◆ Information shown:
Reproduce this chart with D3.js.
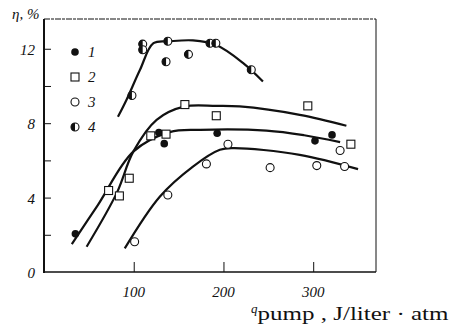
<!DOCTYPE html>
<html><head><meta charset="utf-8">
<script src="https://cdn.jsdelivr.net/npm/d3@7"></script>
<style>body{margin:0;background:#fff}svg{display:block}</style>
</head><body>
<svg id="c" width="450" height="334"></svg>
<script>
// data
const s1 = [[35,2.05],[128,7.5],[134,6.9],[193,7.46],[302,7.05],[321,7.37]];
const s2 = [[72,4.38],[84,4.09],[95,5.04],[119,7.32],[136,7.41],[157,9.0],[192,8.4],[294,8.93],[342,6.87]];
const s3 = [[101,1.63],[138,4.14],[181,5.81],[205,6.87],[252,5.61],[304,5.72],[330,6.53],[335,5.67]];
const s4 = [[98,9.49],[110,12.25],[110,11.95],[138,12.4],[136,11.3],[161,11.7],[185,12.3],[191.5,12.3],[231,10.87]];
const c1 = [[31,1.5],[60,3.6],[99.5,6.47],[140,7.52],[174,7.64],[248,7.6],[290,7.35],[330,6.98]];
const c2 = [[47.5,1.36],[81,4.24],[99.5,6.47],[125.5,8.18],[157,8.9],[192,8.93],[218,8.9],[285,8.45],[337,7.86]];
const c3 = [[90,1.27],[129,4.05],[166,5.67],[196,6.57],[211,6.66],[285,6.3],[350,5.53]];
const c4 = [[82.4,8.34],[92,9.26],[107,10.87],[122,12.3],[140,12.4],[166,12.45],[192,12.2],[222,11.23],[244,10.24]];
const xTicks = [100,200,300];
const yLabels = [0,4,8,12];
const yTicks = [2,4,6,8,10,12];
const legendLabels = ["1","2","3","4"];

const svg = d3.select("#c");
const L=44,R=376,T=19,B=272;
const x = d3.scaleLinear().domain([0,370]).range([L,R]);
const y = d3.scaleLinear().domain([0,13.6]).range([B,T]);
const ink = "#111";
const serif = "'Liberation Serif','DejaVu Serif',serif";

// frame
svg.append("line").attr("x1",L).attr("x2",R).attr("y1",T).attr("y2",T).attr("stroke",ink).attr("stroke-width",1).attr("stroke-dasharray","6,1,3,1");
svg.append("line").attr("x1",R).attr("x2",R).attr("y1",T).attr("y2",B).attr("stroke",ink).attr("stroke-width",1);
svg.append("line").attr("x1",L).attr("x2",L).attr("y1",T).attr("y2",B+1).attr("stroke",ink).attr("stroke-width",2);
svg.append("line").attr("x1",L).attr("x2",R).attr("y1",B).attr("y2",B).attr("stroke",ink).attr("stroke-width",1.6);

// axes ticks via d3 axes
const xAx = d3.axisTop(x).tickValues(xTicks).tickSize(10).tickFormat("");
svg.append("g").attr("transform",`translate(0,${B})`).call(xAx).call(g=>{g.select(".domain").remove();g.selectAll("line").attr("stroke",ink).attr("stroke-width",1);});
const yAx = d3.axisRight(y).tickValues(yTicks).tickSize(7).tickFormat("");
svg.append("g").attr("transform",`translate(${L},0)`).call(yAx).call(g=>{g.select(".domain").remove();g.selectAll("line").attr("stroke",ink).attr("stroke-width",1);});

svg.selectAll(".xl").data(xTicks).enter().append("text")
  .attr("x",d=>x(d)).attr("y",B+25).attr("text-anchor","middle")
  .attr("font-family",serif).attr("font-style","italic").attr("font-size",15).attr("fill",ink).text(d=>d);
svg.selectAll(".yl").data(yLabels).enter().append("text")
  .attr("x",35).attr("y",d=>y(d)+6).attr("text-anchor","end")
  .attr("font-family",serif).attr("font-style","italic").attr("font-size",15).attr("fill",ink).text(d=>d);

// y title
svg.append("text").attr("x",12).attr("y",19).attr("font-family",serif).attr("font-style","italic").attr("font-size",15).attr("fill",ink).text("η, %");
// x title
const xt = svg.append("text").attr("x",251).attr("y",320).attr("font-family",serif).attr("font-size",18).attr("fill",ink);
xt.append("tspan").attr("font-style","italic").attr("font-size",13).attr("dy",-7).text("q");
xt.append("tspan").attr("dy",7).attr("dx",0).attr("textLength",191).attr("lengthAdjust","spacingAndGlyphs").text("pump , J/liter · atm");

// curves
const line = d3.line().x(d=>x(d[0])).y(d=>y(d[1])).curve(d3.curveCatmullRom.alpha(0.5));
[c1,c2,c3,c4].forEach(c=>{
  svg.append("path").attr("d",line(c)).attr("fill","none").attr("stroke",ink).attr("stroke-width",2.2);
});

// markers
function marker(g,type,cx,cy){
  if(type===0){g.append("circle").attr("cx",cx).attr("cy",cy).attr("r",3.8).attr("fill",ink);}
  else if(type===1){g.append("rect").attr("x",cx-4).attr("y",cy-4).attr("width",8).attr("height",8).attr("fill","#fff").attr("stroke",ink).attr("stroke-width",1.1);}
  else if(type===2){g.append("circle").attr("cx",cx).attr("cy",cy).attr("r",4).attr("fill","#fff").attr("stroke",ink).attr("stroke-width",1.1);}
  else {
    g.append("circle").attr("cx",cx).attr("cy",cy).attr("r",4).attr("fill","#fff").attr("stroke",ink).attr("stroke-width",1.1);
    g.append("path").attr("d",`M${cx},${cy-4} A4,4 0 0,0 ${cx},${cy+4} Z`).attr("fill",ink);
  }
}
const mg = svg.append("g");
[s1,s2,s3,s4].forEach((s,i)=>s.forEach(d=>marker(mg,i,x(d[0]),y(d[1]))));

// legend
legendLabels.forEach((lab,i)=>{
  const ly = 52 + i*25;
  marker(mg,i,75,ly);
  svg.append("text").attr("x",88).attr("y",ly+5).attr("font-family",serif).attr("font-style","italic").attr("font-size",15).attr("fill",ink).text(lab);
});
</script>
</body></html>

◆ Your task: Please set down each line of the data above exactly as written, without the pictures.

◆ Task output:
Reproduce this chart with D3.js.
<!DOCTYPE html>
<html><head><meta charset="utf-8">
<script src="https://cdn.jsdelivr.net/npm/d3@7"></script>
<style>body{margin:0;background:#fff}svg{display:block}</style>
</head><body>
<svg id="c" width="450" height="334"></svg>
<script>
// data
const s1 = [[35,2.05],[128,7.5],[134,6.9],[193,7.46],[302,7.05],[321,7.37]];
const s2 = [[72,4.38],[84,4.09],[95,5.04],[119,7.32],[136,7.41],[157,9.0],[192,8.4],[294,8.93],[342,6.87]];
const s3 = [[101,1.63],[138,4.14],[181,5.81],[205,6.87],[252,5.61],[304,5.72],[330,6.53],[335,5.67]];
const s4 = [[98,9.49],[110,12.25],[110,11.95],[138,12.4],[136,11.3],[161,11.7],[185,12.3],[191.5,12.3],[231,10.87]];
const c1 = [[31,1.5],[60,3.6],[99.5,6.47],[140,7.52],[174,7.64],[248,7.6],[290,7.35],[330,6.98]];
const c2 = [[47.5,1.36],[81,4.24],[99.5,6.47],[125.5,8.18],[157,8.9],[192,8.93],[218,8.9],[285,8.45],[337,7.86]];
const c3 = [[90,1.27],[129,4.05],[166,5.67],[196,6.57],[211,6.66],[285,6.3],[350,5.53]];
const c4 = [[82.4,8.34],[92,9.26],[107,10.87],[122,12.3],[140,12.4],[166,12.45],[192,12.2],[222,11.23],[244,10.24]];
const xTicks = [100,200,300];
const yLabels = [0,4,8,12];
const yTicks = [2,4,6,8,10,12];
const legendLabels = ["1","2","3","4"];

const svg = d3.select("#c");
const L=44,R=376,T=19,B=272;
const x = d3.scaleLinear().domain([0,370]).range([L,R]);
const y = d3.scaleLinear().domain([0,13.6]).range([B,T]);
const ink = "#111";
const serif = "'Liberation Serif','DejaVu Serif',serif";

// frame
svg.append("line").attr("x1",L).attr("x2",R).attr("y1",T).attr("y2",T).attr("stroke",ink).attr("stroke-width",1).attr("stroke-dasharray","6,1,3,1");
svg.append("line").attr("x1",R).attr("x2",R).attr("y1",T).attr("y2",B).attr("stroke",ink).attr("stroke-width",1);
svg.append("line").attr("x1",L).attr("x2",L).attr("y1",T).attr("y2",B+1).attr("stroke",ink).attr("stroke-width",2);
svg.append("line").attr("x1",L).attr("x2",R).attr("y1",B).attr("y2",B).attr("stroke",ink).attr("stroke-width",1.6);

// axes ticks via d3 axes
const xAx = d3.axisTop(x).tickValues(xTicks).tickSize(10).tickFormat("");
svg.append("g").attr("transform",`translate(0,${B})`).call(xAx).call(g=>{g.select(".domain").remove();g.selectAll("line").attr("stroke",ink).attr("stroke-width",1);});
const yAx = d3.axisRight(y).tickValues(yTicks).tickSize(7).tickFormat("");
svg.append("g").attr("transform",`translate(${L},0)`).call(yAx).call(g=>{g.select(".domain").remove();g.selectAll("line").attr("stroke",ink).attr("stroke-width",1);});

svg.selectAll(".xl").data(xTicks).enter().append("text")
  .attr("x",d=>x(d)).attr("y",B+25).attr("text-anchor","middle")
  .attr("font-family",serif).attr("font-style","italic").attr("font-size",15).attr("fill",ink).text(d=>d);
svg.selectAll(".yl").data(yLabels).enter().append("text")
  .attr("x",35).attr("y",d=>y(d)+6).attr("text-anchor","end")
  .attr("font-family",serif).attr("font-style","italic").attr("font-size",15).attr("fill",ink).text(d=>d);

// y title
svg.append("text").attr("x",12).attr("y",19).attr("font-family",serif).attr("font-style","italic").attr("font-size",15).attr("fill",ink).text("η, %");
// x title
const xt = svg.append("text").attr("x",251).attr("y",320).attr("font-family",serif).attr("font-size",18).attr("fill",ink);
xt.append("tspan").attr("font-style","italic").attr("font-size",13).attr("dy",-7).text("q");
xt.append("tspan").attr("dy",7).attr("dx",0).attr("textLength",191).attr("lengthAdjust","spacingAndGlyphs").text("pump , J/liter · atm");

// curves
const line = d3.line().x(d=>x(d[0])).y(d=>y(d[1])).curve(d3.curveCatmullRom.alpha(0.5));
[c1,c2,c3,c4].forEach(c=>{
  svg.append("path").attr("d",line(c)).attr("fill","none").attr("stroke",ink).attr("stroke-width",2.2);
});

// markers
function marker(g,type,cx,cy){
  if(type===0){g.append("circle").attr("cx",cx).attr("cy",cy).attr("r",3.8).attr("fill",ink);}
  else if(type===1){g.append("rect").attr("x",cx-4).attr("y",cy-4).attr("width",8).attr("height",8).attr("fill","#fff").attr("stroke",ink).attr("stroke-width",1.1);}
  else if(type===2){g.append("circle").attr("cx",cx).attr("cy",cy).attr("r",4).attr("fill","#fff").attr("stroke",ink).attr("stroke-width",1.1);}
  else {
    g.append("circle").attr("cx",cx).attr("cy",cy).attr("r",4).attr("fill","#fff").attr("stroke",ink).attr("stroke-width",1.1);
    g.append("path").attr("d",`M${cx},${cy-4} A4,4 0 0,0 ${cx},${cy+4} Z`).attr("fill",ink);
  }
}
const mg = svg.append("g");
[s1,s2,s3,s4].forEach((s,i)=>s.forEach(d=>marker(mg,i,x(d[0]),y(d[1]))));

// legend
legendLabels.forEach((lab,i)=>{
  const ly = 52 + i*25;
  marker(mg,i,75,ly);
  svg.append("text").attr("x",88).attr("y",ly+5).attr("font-family",serif).attr("font-style","italic").attr("font-size",15).attr("fill",ink).text(lab);
});
</script>
</body></html>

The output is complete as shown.